How does the plane of action affect brake performance during operation?

Linear brakes can be installed in any plane of action. However, required holding force and stopping distance are very much affected by inclines and declines. If a brake is horizontally mounted, the stroke's gradient angle α = 0; if not, the weight forces acting in the direction of motion must be defined. The force component when there is no weight compensation is:

FL = m g sin α, in N

where g = Acceleration due to gravity

m = masses (in kg) to be decelerated — moving motor parts, guide carriage, and traverse bench (including additional load.)

If they're properly sized, linear brakes can perform holding operations even on vertically orientated designs. One example: In many material-handling elevators, mass is pneumatically lifted into position and then the air supply is isolated from the cylinder. Seals can have trouble maintaining the isolated air, and often allow pressure to fall. With reduced pressure, the load may slip, sometimes by several inches, and pose a hazard. This is where linear brakes can be quite useful, preventing loads from falling during air-supply removal.

Do they make emergency stops?

Spring-applied linear brakes can also work as failsafe devices stopping loads upon power loss. It works like this: The brake has a continuous supply of electrical, hydraulic, or pneumatic releasing energy. During an energy failure, that supply is cut off and velocity changes:

3V = g sin α t21, in m/sec

where t21 = Manufacturer-specified value expressing reaction delay.

The spring-applied brake then activates, bringing the mass to rest.

If a predetermined maximum allowable stopping distance is available, it can be used to predict motion during an emergency stop. The target overall braking distance Sdesired for an emergency stop should be calculated for velocity Vmax. This figure can also be used to determine the forces to which brakes are subjected, and the heat generated during braking.
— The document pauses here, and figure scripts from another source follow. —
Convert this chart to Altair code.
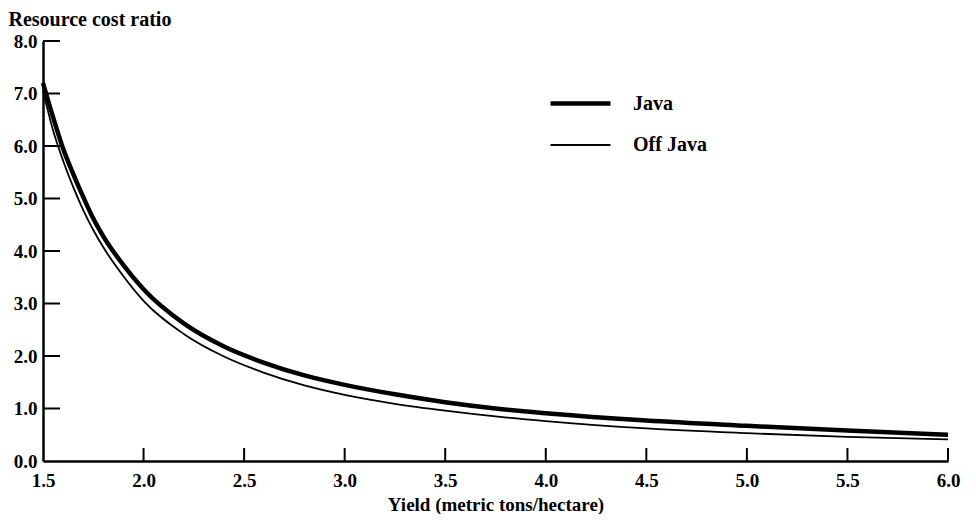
import altair as alt
import pandas as pd

# Values
yield_values = [1.5, 1.55, 1.6, 1.65, 1.7, 1.75, 1.8, 1.9, 2.0, 2.2, 2.4, 2.6, 2.8,
                3.0, 3.25, 3.5, 3.75, 4.0, 4.5, 5.0, 5.5, 6.0]
ratio_java = [7.2, 6.55, 5.95, 5.47, 5.03, 4.62, 4.28, 3.73, 3.27, 2.62, 2.18, 1.87, 1.63,
              1.45, 1.27, 1.12, 1.00, 0.91, 0.77, 0.67, 0.58, 0.50]
ratio_off_java = [7.05, 6.3, 5.72, 5.22, 4.78, 4.40, 4.07, 3.52, 3.05, 2.42, 1.99, 1.68, 1.44,
                  1.26, 1.09, 0.96, 0.85, 0.76, 0.62, 0.53, 0.46, 0.41]
series_names = ["Java", "Off Java"]
x_tick_values = [1.5, 2.0, 2.5, 3.0, 3.5, 4.0, 4.5, 5.0, 5.5, 6.0]
y_tick_values = [0.0, 1.0, 2.0, 3.0, 4.0, 5.0, 6.0, 7.0, 8.0]

rows = []
for x, j, o in zip(yield_values, ratio_java, ratio_off_java):
    rows.append({"yield": x, "ratio": j, "series": series_names[0]})
    rows.append({"yield": x, "ratio": o, "series": series_names[1]})
df = pd.DataFrame(rows)

W, H = 905, 420
FONT = "Liberation Serif"

xscale = alt.Scale(domain=[1.5, 6.0], nice=False, zero=False)
yscale = alt.Scale(domain=[0, 8], nice=False, zero=True)

x_axis = alt.Axis(values=x_tick_values, format=".1f", title="Yield (metric tons/hectare)",
                  ticks=False, grid=False, labelFlush=False, labelPadding=10,
                  labelFont=FONT, labelFontSize=19, labelFontWeight="bold", labelColor="black",
                  titleFont=FONT, titleFontSize=19, titleFontWeight="bold", titleColor="black",
                  titleBaseline="alphabetic", titleY=49,
                  domainColor="black", domainWidth=2.5)
y_axis = alt.Axis(values=y_tick_values, format=".1f", title="Resource cost ratio",
                  ticks=False, grid=False, labelPadding=6, labelBaseline="middle",
                  labelFont=FONT, labelFontSize=19, labelFontWeight="bold", labelColor="black",
                  titleFont=FONT, titleFontSize=20, titleFontWeight="bold", titleColor="black",
                  titleAngle=0, titleAlign="left", titleBaseline="top",
                  titleX=-35, titleY=-32,
                  domainColor="black", domainWidth=2.5)

lines = alt.Chart(df).mark_line(color="black", interpolate="monotone").encode(
    x=alt.X("yield:Q", scale=xscale, axis=x_axis),
    y=alt.Y("ratio:Q", scale=yscale, axis=y_axis),
    strokeWidth=alt.StrokeWidth(
        "series:N",
        scale=alt.Scale(domain=series_names, range=[4.5, 1.8]),
        legend=alt.Legend(title=None, orient="none", legendX=505, legendY=30,
                          symbolType="stroke", symbolSize=3600, symbolStrokeColor="black",
                          labelFont=FONT, labelFontSize=20, labelFontWeight="bold",
                          labelColor="black", labelOffset=20, rowPadding=-15, padding=0),
    ),
)

x_ticks_df = pd.DataFrame({"yield": x_tick_values[1:]})
x_ticks = alt.Chart(x_ticks_df).mark_rule(color="black", strokeWidth=2).encode(
    x=alt.X("yield:Q", scale=xscale),
    y=alt.value(H),
    y2=alt.value(H - 13),
)

y_ticks_df = pd.DataFrame({"ratio": y_tick_values[1:]})
y_ticks = alt.Chart(y_ticks_df).mark_rule(color="black", strokeWidth=2).encode(
    y=alt.Y("ratio:Q", scale=yscale),
    x=alt.value(0),
    x2=alt.value(17),
)

chart = alt.layer(lines, x_ticks, y_ticks).properties(
    width=W, height=H,
    padding={"left": 35, "top": 33, "right": 20, "bottom": 53},
    autosize=alt.AutoSizeParams(type="none"),
    background="white",
).configure_view(stroke=None)

chart.save("out.html", embed_options={"renderer": "svg", "actions": False})
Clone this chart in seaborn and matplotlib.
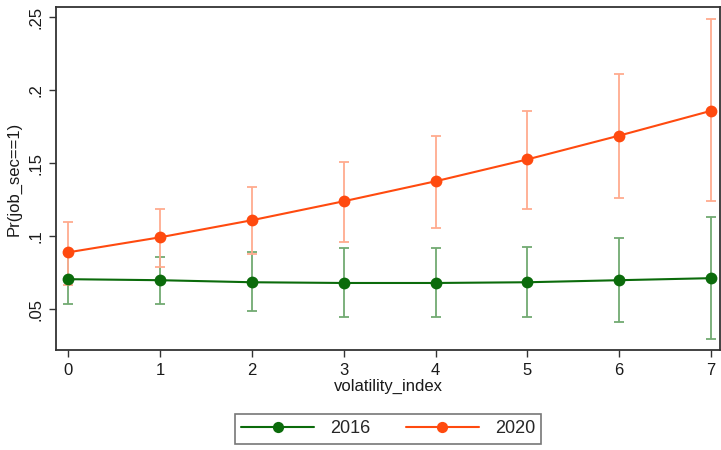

How should designers select the release mechanism?

Application environment determines which mode of operation is most suitable. For example, an electromagnetically released unit may be more appropriate than a pneumatic unit in cleanroom-type environments — especially if it's inconvenient to exhaust compressed gas into a filter system. Load capacity in turn depends on the release method of the body, so a linear brake's disengaging system dictates what level of holding force it's capable of producing.

So what's a designer to do when the environment forbids stronger modes of operation? (For example, in our cleanroom application, pneumatically released brakes — which have more holding force than similarly sized electromagnetic versions — might not be possible.) In these situations, some linear brakes come in modular forms to permit multiple brake bodies on one track. Their holding forces are additive.